I hope you are well and keeping active. Many
blessings for your birthday.
Hi Aunty,
Washington is snowing I guess, how are you dear, take care
Happy Easter aunty, always, Sonam
While I was away, an errant ship collapsed a bridge in neighboring
Baltimore, killing, several workers, including at least one from Honduras.
Since our country is not producing enough workers, we should welcome those
from elsewhere coming to help us out.
=========================
When I first called about the gas problem in my house, the person answering my call had an accent when speaking English. I now know that most people responding to our calls on almost any subject are physically located elsewhere, as I’ve learned by sometimes asking them where they are located. Some have said Philippines or India; others have only said “off-shore.” I have yet to encounter anyone from Honduras, though I do know Hondurans working for call centers who have learned to speak English without ever having left their country.
Now as a senior citizen, I’ve learned to take things slowly and to avoid multitasking which only gets me off on a tangent. Also, I never get too worked up over relatively small problems, like having no gas or heat. After the untimely deaths of my older son and Cuban foster son in successive years, since I am still surviving, nothing much can faze me any more.
Before I left for W Va., the redbud tree in
my front yard had just started blooming.
============================
Outside, redbud was in full bloom, though not exactly red.
What are these little yellow flowers popping up near to my son’s front door? Sometimes I see and hear deer running by. (His rented home is located out in the woods over a mile
from the lodge where I had been watching the women’s college basketball game.)
Though
I was away from the news in large part and out in the woods in touch with few
people, nonetheless some events, both national and international, still caught
my attention.
Supreme Court Justice Brett Kavanaugh may well have expected never again to hear the name Christine Blasey Ford. Just as Clarence Thomas had weathered allegations of sexual misconduct before him, Kavanaugh may have hoped to see Ford’s 2018 public assertions against him relegated to the dustbin of history. But now at age 57, Ford, a professor of psychology as well as a wife and mother, has resurfaced with a new memoir One Way Back giving her side of the story. She was interviewed recently by Michel Martin on NPR. For the female half of the US population, her accusations still resonate, as we’ve all been there. Nonetheless, 2 justices accused of sexual misconduct still remain on the highest court of the land.
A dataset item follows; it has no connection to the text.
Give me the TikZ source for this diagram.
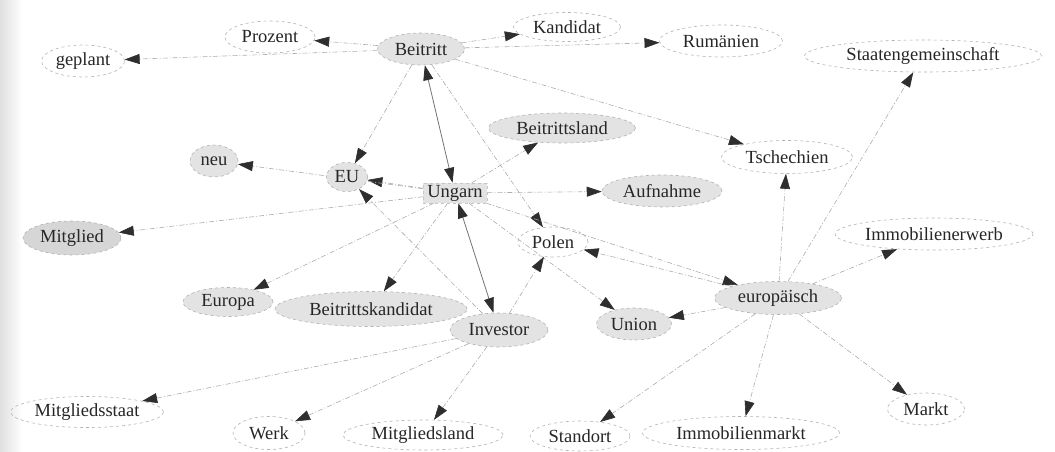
\documentclass[tikz,border=0pt]{standalone}
\usepackage{fontspec}
\setmainfont{Liberation Serif}
\usetikzlibrary{arrows.meta,shapes.geometric,backgrounds}
\begin{document}
\begin{tikzpicture}[x=1pt,y=-1pt,
  every node/.style={font=\fontsize{18.5}{20}\selectfont, text=black!85, inner sep=0pt},
  nd/.style 2 args={ellipse, draw=gray!60, dashed, line width=0.6pt, minimum width=#1, minimum height=#2},
  gf/.style={fill=gray!22},
  gd/.style={fill=gray!32},
  bx/.style={rectangle, draw=gray!45, dashed, line width=0.5pt, fill=gray!22, minimum width=64, minimum height=20},
  ed/.style={draw=gray!65, line width=0.6pt, dash pattern=on 5pt off 2pt on 1pt off 2pt,
    -{Triangle[length=15pt,width=10pt,color=black!82]}},
  bd/.style={draw=black!55, line width=0.8pt,
    {Triangle[length=15pt,width=10pt,color=black!82]}-{Triangle[length=15pt,width=10pt,color=black!82]}}
]
\useasboundingbox (0,0) rectangle (1055,452);
\fill[left color=gray!25, right color=white] (0,0) rectangle (22,452);

% nodes
\node[nd={83}{32}] (geplant) at (83,61) {geplant};
\node[nd={90}{32}] (prozent) at (270,37) {Prozent};
\node[nd={87}{32},gf] (beitritt) at (421,49) {Beitritt};
\node[nd={107}{29}] (kandidat) at (567,27) {Kandidat};
\node[nd={123}{32}] (rumaenien) at (721,41) {Rumänien};
\node[nd={237}{32}] (staaten) at (923,56) {Staatengemeinschaft};
\node[nd={147}{30},gf] (beitrittsland) at (562,128) {Beitrittsland};
\node[nd={48}{32},gf] (neu) at (214,161) {neu};
\node[nd={41}{29},gf] (eu) at (347,177) {EU};
\node[bx] (ungarn) at (455,193) {Ungarn};
\node[nd={120}{32},gf] (aufnahme) at (662,191) {Aufnahme};
\node[nd={131}{33}] (tschechien) at (787,157) {Tschechien};
\node[nd={98}{34},gd] (mitglied) at (72,238) {Mitglied};
\node[nd={70}{30}] (polen) at (553,242) {Polen};
\node[nd={198}{32}] (immoerwerb) at (934,234) {Immobilienerwerb};
\node[nd={90}{29},gf] (europa) at (228,302) {Europa};
\node[nd={192}{35},gf] (bkandidat) at (371,309) {Beitrittskandidat};
\node[nd={98}{34},gf] (investor) at (499,330) {Investor};
\node[nd={75}{32},gf] (union) at (634,324) {Union};
\node[nd={127}{33},gf] (europaeisch) at (778,298) {europäisch};
\node[nd={153}{31}] (mstaat) at (87,412) {Mitgliedsstaat};
\node[nd={72}{33}] (werk) at (269,433) {Werk};
\node[nd={160}{30}] (mland) at (423,435) {Mitgliedsland};
\node[nd={100}{30}] (standort) at (580,436) {Standort};
\node[nd={197}{33}] (immomarkt) at (741,433) {Immobilienmarkt};
\node[nd={77}{32}] (markt) at (926,409) {Markt};

% edges
\begin{scope}[on background layer]
\draw[ed] (beitritt) -- (prozent);
\draw[ed] (beitritt) -- (geplant);
\draw[ed] (beitritt) -- (kandidat);
\draw[ed] (beitritt) -- (rumaenien);
\draw[ed] (beitritt) -- (tschechien);
\draw[ed] (beitritt) -- (eu);
\draw[ed] (beitritt) -- (polen);
\draw[bd] (beitritt) -- (ungarn);

\draw[ed] (ungarn) -- (eu);
\draw[ed] (ungarn) -- (neu);
\draw[ed] (ungarn) -- (beitrittsland);
\draw[ed] (ungarn) -- (aufnahme);
\draw[ed] (ungarn) -- (mitglied);
\draw[ed] (ungarn) -- (europa);
\draw[ed] (ungarn) -- (bkandidat);
\draw[ed] (ungarn) -- (union);
\draw[ed] (ungarn) -- (europaeisch);
\draw[bd] (ungarn) -- (investor);

\draw[ed] (investor) -- (eu);
\draw[ed] (investor) -- (polen);
\draw[ed] (investor) -- (mstaat);
\draw[ed] (investor) -- (werk);
\draw[ed] (investor) -- (mland);

\draw[ed] (europaeisch) -- (polen);
\draw[ed] (europaeisch) -- (tschechien);
\draw[ed] (europaeisch) -- (staaten);
\draw[ed] (europaeisch) -- (immoerwerb);
\draw[ed] (europaeisch) -- (union);
\draw[ed] (europaeisch) -- (standort);
\draw[ed] (europaeisch) -- (immomarkt);
\draw[ed] (europaeisch) -- (markt);
\end{scope}
\end{tikzpicture}
\end{document}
Miami Herald, ‘We are hungry’: Cubans take to the streets in the second-largest city to protest
Folks in the city of Santiago (where I’ve visited) have taken to the streets in a rare public protest for which the Cuban
government is blaming the US (nothing new there). It’s very hard for Cubans to
actually mobilize, but they did so this time out of sheer frustration. Cuban
authorities have since requested aid from the World Food Program.
CNN, Pelosi praises Schumer’s speech on Israel, says
‘Israel’s reputation is at risk’
Israel’s reputation has already taken a major hit, so demoting Netanyahu and changing course on Gaza would certainly help, the sooner, the better. By insisting on staying on, Netanyahu is not protecting the wellbeing of Israel, rather putting his own position above the good of his country.
Politico, ‘Totally inappropriate’: Netanyahu condemns Schumer for
meddling
Politico, From her lips to Chuck’s ears: Schumer’s rabbi weighs in on his Israel speech
The rabbi has totally supported Schumer, saying he is expressing the views of
the overwhelming majority of American Jews.
Netanyahu has
justified the Gaza assault using Old Testament metaphors. However, a former
Israeli ambassador to the US, in a recent radio interview, depicted Netanyahu not
as some rare outlier, rather as actually spokesman for a majority of his fellow
citizens. Most Israelis really do want to kill all Palestinians, according to this
commentator, even willing to eliminate an entire population now thought to be supporting
Hamas fighters. However, even if true, wouldn’t such an effort actually be
considered genocide? Is Israel, a nation established as a refuge from genocide,
now actually willing to inflict genocide on another ethnic group? Already
Palestinian journalists, having suffered horrific losses in their own families,
are providing graphic and devastating accounts and photos of civilian deaths
and injuries going well beyond just the elimination of Hamas.
Let’s keep in mind that we Americans once considered Japan and Germany to be irredeemable enemies deserving of total obliteration. Is it then possible to imagine a future of cooperation between Israelis and Palestinians? It has to start somewhere.